For every aspiring young chef who has ever been told that the experiences of the real world foster only feelings of bitterness and disillusionment, Chef Bollo offers a rare glimmer of hope. I am eager to learn how Bollo has managed to keep his passion for the kitchen alive after all these years. As instructed by Chef Bollo, I arrive at 7:30 p.m., just in time for the evening rush, a time when most chefs would be averse to welcoming visitors into their kitchen. Of course, when I had initially suggested that I pay a visit at a more convenient time during the dinner service, Chef Bollo would not hear of it — it would defeat my purpose for being there, he declared, and that was that.
From the moment I enter the restaurant, the kitchen is in full swing. Chef Bollo waves me over and, taking care not to impede the constant stream of outgoing orders, I slowly navigate my way into Ibiza’s modestly-sized kitchen.
“I go to where the work is,” Bollo explains to me, just as a plate of braised calamari whizzes right past me.

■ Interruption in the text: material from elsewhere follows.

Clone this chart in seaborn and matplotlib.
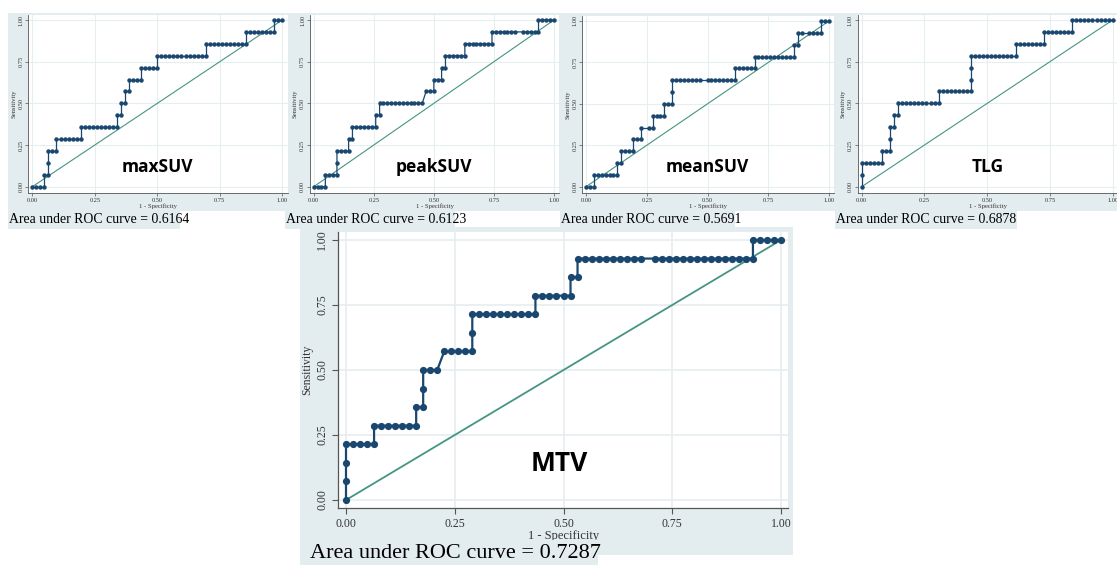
import matplotlib
matplotlib.use("Agg")
import matplotlib.pyplot as plt
from matplotlib.patches import Rectangle
import seaborn as sns

# counts of false positives (of 62 negatives) and true positives (of 14 positives)
N_NEG = 62
N_POS = 14

names = ["maxSUV", "peakSUV", "meanSUV", "TLG", "MTV"]
auc = ["0.6164", "0.6123", "0.5691", "0.6878", "0.7287"]
ticks = [0, 0.25, 0.5, 0.75, 1]
tick_labels = ["0.00", "0.25", "0.50", "0.75", "1.00"]
ref_line = [0, 1]

maxsuv_fp = [0, 1, 2, 3, 3, 4, 4, 4, 5, 6, 6, 7, 8, 9, 10, 11, 12,
             12, 13, 14, 15, 16, 17, 18, 19, 20, 21, 21, 22, 22, 23, 23, 24,
             24, 25, 26, 27, 27, 28, 29, 30, 31,
             31, 32, 33, 34, 35, 36, 37, 38, 39, 40, 41, 42, 43,
             43, 44, 45, 46, 47, 48, 49, 50, 51, 52, 53,
             53, 54, 55, 56, 57, 58, 59, 60, 60, 61, 62]
maxsuv_tp = [0, 0, 0, 0, 1, 1, 2, 3, 3, 3, 4, 4, 4, 4, 4, 4, 4,
             5, 5, 5, 5, 5, 5, 5, 5, 5, 5, 6, 6, 7, 7, 8, 8,
             9, 9, 9, 9, 10, 10, 10, 10, 10,
             11, 11, 11, 11, 11, 11, 11, 11, 11, 11, 11, 11, 11,
             12, 12, 12, 12, 12, 12, 12, 12, 12, 12, 12,
             13, 13, 13, 13, 13, 13, 13, 13, 14, 14, 14]

peaksuv_fp = [0, 1, 2, 3, 3, 4, 5, 6, 6, 6, 7, 8, 9, 9, 10,
              10, 11, 12, 13, 14, 15, 16, 16, 17,
              17, 18, 19, 20, 21, 22, 23, 24, 25, 26, 27, 28,
              29, 30, 31, 31, 32, 33, 33, 34,
              34, 35, 36, 37, 38, 39, 39, 40, 41, 42, 43, 44, 45, 46,
              46, 47, 48, 49, 50, 51, 52, 54, 55, 56, 57, 58,
              58, 59, 60, 61, 62]
peaksuv_tp = [0, 0, 0, 0, 1, 1, 1, 1, 2, 3, 3, 3, 3, 4, 4,
              5, 5, 5, 5, 5, 5, 5, 6, 6,
              7, 7, 7, 7, 7, 7, 7, 7, 7, 7, 7, 7,
              8, 8, 8, 9, 9, 9, 10, 10,
              11, 11, 11, 11, 11, 11, 12, 12, 12, 12, 12, 12, 12, 12,
              13, 13, 13, 13, 13, 13, 13, 13, 13, 13, 13, 13,
              14, 14, 14, 14, 14]

meansuv_fp = [0, 1, 2, 2, 3, 4, 5, 6, 7, 8, 8, 9, 9, 10, 11, 12,
              12, 13, 14, 14, 16, 17, 17, 18, 19, 20, 20, 21, 22, 22,
              22, 23, 24, 25, 26, 27, 28, 29, 31, 32, 33, 34, 35, 36, 37, 38,
              38, 39, 40, 41, 42, 43,
              43, 44, 45, 46, 47, 48, 49, 50, 51, 52, 53,
              53, 54, 54, 55, 57, 58, 59, 60, 60, 61, 62]
meansuv_tp = [0, 0, 0, 1, 1, 1, 1, 1, 1, 1, 2, 2, 3, 3, 3, 3,
              4, 4, 4, 5, 5, 5, 6, 6, 6, 6, 7, 7, 7, 8,
              9, 9, 9, 9, 9, 9, 9, 9, 9, 9, 9, 9, 9, 9, 9, 9,
              10, 10, 10, 10, 10, 10,
              11, 11, 11, 11, 11, 11, 11, 11, 11, 11, 11,
              12, 12, 13, 13, 13, 13, 13, 13, 14, 14, 14]

tlg_fp = [0, 0, 0, 1, 2, 3, 4, 5, 5, 6, 7, 7, 7, 8, 8, 9,
          9, 10, 11, 12, 13, 14, 15, 16, 17, 18, 19,
          19, 20, 21, 22, 23, 24, 25, 26, 27, 27, 27,
          27, 28, 29, 30, 31, 32, 33, 34, 35, 36, 37, 38,
          38, 39, 40, 41, 42, 43, 44, 45,
          45, 46, 47, 48, 49, 50, 51, 52,
          52, 53, 54, 55, 56, 57, 58, 59, 60, 61, 62]
tlg_tp = [0, 1, 2, 2, 2, 2, 2, 2, 3, 3, 3, 4, 5, 5, 6, 6,
          7, 7, 7, 7, 7, 7, 7, 7, 7, 7, 7,
          8, 8, 8, 8, 8, 8, 8, 8, 8, 9, 10,
          11, 11, 11, 11, 11, 11, 11, 11, 11, 11, 11, 11,
          12, 12, 12, 12, 12, 12, 12, 12,
          13, 13, 13, 13, 13, 13, 13, 13,
          14, 14, 14, 14, 14, 14, 14, 14, 14, 14, 14]

mtv_fp = [0, 0, 0, 0, 1, 2, 3, 4, 4, 5, 6, 7, 8, 9, 10, 10, 11, 11,
          11, 12, 13, 14, 15, 16, 17, 18, 18,
          18, 19, 20, 21, 22, 23, 24, 25, 26, 27,
          27, 28, 29, 30, 31, 32, 32, 33,
          33, 34, 35, 36, 37, 38, 39, 40, 41, 42, 44, 45, 46, 47, 48, 49, 50,
          51, 52, 53, 54, 55, 56, 57, 58,
          58, 59, 60, 61, 62]
mtv_tp = [0, 1, 2, 3, 3, 3, 3, 3, 4, 4, 4, 4, 4, 4, 4, 5, 5, 6,
          7, 7, 7, 8, 8, 8, 8, 8, 9,
          10, 10, 10, 10, 10, 10, 10, 10, 10, 10,
          11, 11, 11, 11, 11, 11, 12, 12,
          13, 13, 13, 13, 13, 13, 13, 13, 13, 13, 13, 13, 13, 13, 13, 13, 13,
          13, 13, 13, 13, 13, 13, 13, 13,
          14, 14, 14, 14, 14]

curves = [(maxsuv_fp, maxsuv_tp), (peaksuv_fp, peaksuv_tp), (meansuv_fp, meansuv_tp),
          (tlg_fp, tlg_tp), (mtv_fp, mtv_tp)]

NAVY = "#1a476f"
TEAL = "#449583"
BG = "#e3ecee"
GRID = "#e6eef0"

sns.set_theme(style="white")
plt.rcParams["font.family"] = ["Liberation Serif", "DejaVu Serif"]

W, H = 1117, 565
fig = plt.figure(figsize=(W / 100, H / 100), dpi=100)
fig.patch.set_facecolor("white")


def frect(left, top, width, height):
    return [left / W, 1 - (top + height) / H, width / W, height / H]


def bg_box(left, top, width, height, z):
    fig.add_artist(Rectangle((left / W, 1 - (top + height) / H), width / W, height / H,
                             transform=fig.transFigure, facecolor=BG, edgecolor="none",
                             zorder=z))


# panel backgrounds
bg_box(8, 13, 1109, 198, -5)
bg_box(300, 227, 493, 328, -5)

# (x at 0, x at 1, y at 0, y at 1) pixel anchors of each plot region
anchors = [(32.3, 282.3, 186.7, 20), (313.7, 554, 186.7, 20), (586, 829, 186.7, 21),
           (861.7, 1112.7, 186.7, 20), (346, 781, 500, 240)]

for i, (fp, tp) in enumerate(curves):
    big = i == 4
    x0, x1, y0, y1 = anchors[i]
    xlim = (-0.018, 1.016) if big else (-0.016, 1.022)
    ylim = (-0.03, 1.03) if big else (-0.036, 1.03)
    sx, sy = x1 - x0, y0 - y1
    left = x0 + xlim[0] * sx
    right = x0 + xlim[1] * sx
    top = y1 - (ylim[1] - 1) * sy
    bottom = y0 - ylim[0] * sy
    ax = fig.add_axes(frect(left, top, right - left, bottom - top))
    ax.set_facecolor("white")

    fpr = [v / N_NEG for v in fp]
    tpr = [v / N_POS for v in tp]
    sns.lineplot(x=ref_line, y=ref_line, color=TEAL, linewidth=1.3 if big else 0.8,
                 ax=ax, zorder=2)
    sns.lineplot(x=fpr, y=tpr, sort=False, estimator=None, color=NAVY,
                 linewidth=1.6 if big else 0.9, marker="o",
                 markersize=5.2 if big else 3.2, markeredgewidth=0, ax=ax, zorder=3)

    ax.set_xlim(xlim)
    ax.set_ylim(ylim)
    ax.set_xticks(ticks)
    ax.set_yticks(ticks)
    fs = 8.5 if big else 4.6
    ax.set_xticklabels(tick_labels, fontsize=fs)
    ax.set_yticklabels(tick_labels, fontsize=fs, rotation=90, va="center")
    ax.grid(True, color=GRID, linewidth=1.2 if big else 0.8)
    ax.set_axisbelow(True)
    for s in ["top", "right"]:
        ax.spines[s].set_visible(False)
    for s in ["left", "bottom"]:
        ax.spines[s].set_color("#555555")
        ax.spines[s].set_linewidth(0.9 if big else 0.6)
    ax.tick_params(axis="both", which="both", direction="out", length=4 if big else 2,
                   width=0.8 if big else 0.5, color="#555555", labelcolor="#333333",
                   pad=3 if big else 1.5, left=True, bottom=True)
    ax.set_xlabel("1 - Specificity", fontsize=9 if big else 4.8, color="#333333",
                  labelpad=0 if big else 0.5)
    ax.set_ylabel("Sensitivity", fontsize=8.5 if big else 4.8, color="#333333",
                  labelpad=2 if big else 1.5)
    ax.text(0.49 if big else 0.5, 0.14 if big else 0.12, names[i],
            fontsize=19 if big else 12.5, fontweight="bold", family="Open Sans",
            color="black", ha="center", va="center", zorder=4)

# "Area under ROC curve" notes with their shaded bands
notes = [(8, 211, 172, 18), (285, 211, 170, 18), (560, 211, 175, 18), (835, 211, 182, 18),
         (300, 540, 298, 26)]
for i, (l, t, w, h) in enumerate(notes):
    big = i == 4
    bg_box(l, t, w, h, 5)
    fig.text((l + (10 if big else 1)) / W, 1 - (t + h / 2 + (1 if big else 0)) / H,
             "Area under ROC curve = " + auc[i], fontsize=16 if big else 9.9,
             color="black", ha="left", va="center", zorder=6)

fig.savefig("out.png", dpi=100)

Without a moment of hesitation, Bollo picks up two orders of pork tenderloin and begins plating. For a man who has worked in kitchens all his life, his movements about the kitchen are familiar but not over-rehearsed, combining the exactitude of a trained architect with the flair of a passionate artist. After carefully wiping down the sides of the plate, Bollo sets the plated appetizers back on the counter, ready to be picked up, and moves across the room to work on the entrees.
As Bollo continues to glide about the room, always one step ahead of everything else, he waxes poetic about his love for being a chef.
“In Spain, to be a chef is considered a very [esteemed] position in social matters,” he says.
Growing up in Basque county, he would often accompany his grandfather to gastronomic clubs where proper gentlemen, not women, would cook for each other and enjoy good food in the company of other male socialites. In a way, these highly-romanticized ideas have stuck with him throughout his career as a chef.
Yet, as a married man, Chef Bollo humbly acknowledges that at home, his wife, a college professor in New Jersey, gets the last say in the kitchen. With a little chuckle, Bollo admits that, because of his wife’s Korean heritage, he has cultivated a real appreciation for Korean, Chinese, Vietnamese and Thai cuisine.
The actual island of Ibiza is known as the “white isle,” not to be confused with the “white aisle,” though a fortuitous evening at Bollo’s Ibiza might just prove to the contrary. With Bollo at the helm, it is no wonder that Ibiza has become almost synonymous with both romance and good food, proof that, every so often, a little magic comes to even the city of New Haven.